AB’nin bu konuda attığı adımlar ise yetersiz kalıyor. 2021 yılında başlatılan Avrupa Çocuk Garantisi programı, tüm çocuklara eşit fırsatlar sağlamak için önemli bir adım olsa da uygulamada yaşanan aksaklıklar, bu hedefe ulaşmayı zorlaştırıyor. Özellikle dezavantajlı bölgelerdeki çocuklar için yeterli kaynak sağlanamıyor.

Türkiye: Yoksullukla Mücadelede Sistemsel Sorunlar

Türkiye’de çocuk yoksulluğu, daha yapısal ve derin sorunlarla karşı karşıya. TÜİK’in verilerine göre, ülkede yaklaşık her beş çocuktan biri yoksulluk sınırının altında yaşıyor. UNICEF’in 2023 raporu ise bu oranı %22 olarak veriyor. Türkiye’de çocuk yoksulluğu, özellikle kırsal bölgelerde ve büyük kentlerin yoksul mahallelerinde yoğunlaşmış durumda.

Eğitim ve sağlık gibi temel haklara erişimdeki eşitsizlikler, Türkiye’de çocuk yoksulluğunu daha da derinleştiriyor. Örneğin, Milli Eğitim Bakanlığı’nın verileri, kırsal bölgelerde okullaşma oranlarının hala düşük olduğunu ve bu durumun yoksulluğun kuşaklar arası aktarımına zemin hazırladığını gösteriyor. Benzer şekilde, yetersiz beslenme ve sağlık hizmetlerine erişim eksikliği, çocukların fiziksel ve zihinsel gelişimlerini olumsuz etkiliyor.

Türkiye’nin sosyal yardım mekanizmaları, kısa vadeli çözümlerle sınırlı kalıyor. Örneğin, Aile ve Sosyal Hizmetler Bakanlığı tarafından yürütülen çeşitli yardım programları, yoksulluk içinde yaşayan ailelere destek sağlasa da bu yardımlar genellikle kalıcı bir çözüm üretemiyor. Sosyal devletin güçlü bir güvenlik ağı oluşturmadığı durumlarda, çocuk yoksulluğu bir döngü haline geliyor ve nesilden nesile aktarılıyor.

Küresel Perspektif: Ortak Bir Sorun

Dünya genelinde çocuk yoksulluğu, gelir eşitsizliği, eğitim eksikliği ve sağlık hizmetlerine erişim sorunlarıyla birleşerek daha karmaşık bir hal alıyor. Dünya Bankası’nın verilerine göre, dünya genelinde 356 milyon çocuk, aşırı yoksulluk içinde yaşıyor.
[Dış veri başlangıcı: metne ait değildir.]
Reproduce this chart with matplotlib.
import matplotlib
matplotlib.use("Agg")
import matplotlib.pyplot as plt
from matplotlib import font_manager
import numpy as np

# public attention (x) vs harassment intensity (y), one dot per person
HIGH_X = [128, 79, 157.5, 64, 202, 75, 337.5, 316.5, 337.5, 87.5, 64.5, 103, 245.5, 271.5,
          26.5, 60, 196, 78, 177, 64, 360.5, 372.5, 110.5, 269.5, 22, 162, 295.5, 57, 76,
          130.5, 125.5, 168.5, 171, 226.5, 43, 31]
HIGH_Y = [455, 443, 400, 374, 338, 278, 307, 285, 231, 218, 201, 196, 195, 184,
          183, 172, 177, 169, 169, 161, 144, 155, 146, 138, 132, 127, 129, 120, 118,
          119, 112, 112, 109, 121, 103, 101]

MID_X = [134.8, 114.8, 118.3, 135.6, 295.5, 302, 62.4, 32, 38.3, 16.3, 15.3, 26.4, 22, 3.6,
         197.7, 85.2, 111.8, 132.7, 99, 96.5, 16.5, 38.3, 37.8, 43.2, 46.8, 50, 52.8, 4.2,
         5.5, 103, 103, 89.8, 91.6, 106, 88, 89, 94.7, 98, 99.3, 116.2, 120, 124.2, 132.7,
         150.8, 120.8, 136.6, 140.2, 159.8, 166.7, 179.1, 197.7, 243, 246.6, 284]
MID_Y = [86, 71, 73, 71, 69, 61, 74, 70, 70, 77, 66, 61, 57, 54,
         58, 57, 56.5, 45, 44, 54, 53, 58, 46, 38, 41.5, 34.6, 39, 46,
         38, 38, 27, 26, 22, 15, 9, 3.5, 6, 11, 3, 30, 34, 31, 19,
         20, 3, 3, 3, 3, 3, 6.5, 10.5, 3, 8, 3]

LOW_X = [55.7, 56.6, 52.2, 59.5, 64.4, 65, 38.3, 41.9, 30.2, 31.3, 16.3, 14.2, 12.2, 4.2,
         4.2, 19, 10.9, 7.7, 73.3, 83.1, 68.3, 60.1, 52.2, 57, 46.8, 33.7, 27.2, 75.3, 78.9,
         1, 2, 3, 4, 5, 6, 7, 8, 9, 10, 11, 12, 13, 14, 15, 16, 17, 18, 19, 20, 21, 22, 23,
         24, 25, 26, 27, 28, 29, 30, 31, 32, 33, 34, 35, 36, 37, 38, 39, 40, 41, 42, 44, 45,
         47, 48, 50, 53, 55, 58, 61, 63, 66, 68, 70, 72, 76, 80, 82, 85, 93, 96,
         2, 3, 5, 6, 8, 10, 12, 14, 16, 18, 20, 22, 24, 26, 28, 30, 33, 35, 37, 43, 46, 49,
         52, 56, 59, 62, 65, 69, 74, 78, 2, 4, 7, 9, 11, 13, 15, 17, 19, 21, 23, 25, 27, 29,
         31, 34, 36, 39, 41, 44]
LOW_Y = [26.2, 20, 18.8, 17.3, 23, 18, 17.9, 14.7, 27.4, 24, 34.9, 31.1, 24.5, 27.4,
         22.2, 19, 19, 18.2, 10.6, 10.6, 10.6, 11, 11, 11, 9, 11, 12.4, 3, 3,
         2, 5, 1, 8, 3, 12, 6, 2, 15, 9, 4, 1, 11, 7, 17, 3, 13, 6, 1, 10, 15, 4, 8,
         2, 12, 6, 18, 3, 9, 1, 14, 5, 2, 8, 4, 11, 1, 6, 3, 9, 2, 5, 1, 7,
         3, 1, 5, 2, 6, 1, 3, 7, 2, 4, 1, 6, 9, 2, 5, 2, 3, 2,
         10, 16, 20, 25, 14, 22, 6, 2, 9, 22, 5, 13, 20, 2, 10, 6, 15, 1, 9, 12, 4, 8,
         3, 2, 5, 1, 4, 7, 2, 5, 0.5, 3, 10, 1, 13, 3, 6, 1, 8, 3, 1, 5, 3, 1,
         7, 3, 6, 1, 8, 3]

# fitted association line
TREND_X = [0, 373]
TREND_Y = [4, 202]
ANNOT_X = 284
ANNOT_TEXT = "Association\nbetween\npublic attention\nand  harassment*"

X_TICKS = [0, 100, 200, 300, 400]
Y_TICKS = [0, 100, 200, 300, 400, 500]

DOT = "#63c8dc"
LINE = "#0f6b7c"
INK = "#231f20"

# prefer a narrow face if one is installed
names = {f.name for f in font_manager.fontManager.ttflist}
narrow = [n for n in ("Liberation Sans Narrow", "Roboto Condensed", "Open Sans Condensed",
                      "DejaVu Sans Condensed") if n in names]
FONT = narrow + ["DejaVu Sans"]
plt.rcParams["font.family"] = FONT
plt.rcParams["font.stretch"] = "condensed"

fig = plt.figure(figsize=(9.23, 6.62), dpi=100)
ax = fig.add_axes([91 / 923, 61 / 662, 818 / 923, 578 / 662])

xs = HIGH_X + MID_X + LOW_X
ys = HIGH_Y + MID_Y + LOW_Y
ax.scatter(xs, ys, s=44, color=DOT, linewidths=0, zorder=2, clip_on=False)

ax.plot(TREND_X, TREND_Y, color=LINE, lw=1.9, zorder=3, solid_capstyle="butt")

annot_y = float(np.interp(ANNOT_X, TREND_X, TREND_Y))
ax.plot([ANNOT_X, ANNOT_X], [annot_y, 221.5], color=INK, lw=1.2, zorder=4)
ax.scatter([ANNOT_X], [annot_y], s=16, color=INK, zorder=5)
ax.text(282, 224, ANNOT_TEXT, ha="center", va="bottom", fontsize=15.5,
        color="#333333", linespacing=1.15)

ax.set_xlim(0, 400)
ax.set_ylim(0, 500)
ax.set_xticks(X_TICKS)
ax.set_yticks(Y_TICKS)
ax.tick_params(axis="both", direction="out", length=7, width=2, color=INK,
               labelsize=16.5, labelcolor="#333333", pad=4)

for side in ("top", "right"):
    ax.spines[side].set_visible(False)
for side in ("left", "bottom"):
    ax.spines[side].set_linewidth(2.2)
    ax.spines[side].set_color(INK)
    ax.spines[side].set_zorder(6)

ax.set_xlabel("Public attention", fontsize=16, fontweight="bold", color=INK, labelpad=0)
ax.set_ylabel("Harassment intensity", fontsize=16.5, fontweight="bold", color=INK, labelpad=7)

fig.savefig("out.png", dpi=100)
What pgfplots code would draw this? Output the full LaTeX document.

Bu, günde 2.15 dolardan daha az bir gelirle geçinmeye çalışan ailelerin çocuklarını kapsıyor.

Küresel çapta çocuk yoksulluğunu azaltmak için Birleşmiş Milletler’in Sürdürülebilir Kalkınma Amaçları kapsamında belirlediği hedefler, ülkeler arası iş birliğini teşvik etmeyi amaçlıyor. Ancak kaynak dağılımındaki adaletsizlikler ve siyasi önceliklerin farklılaşması, bu hedeflere ulaşmayı zorlaştırıyor.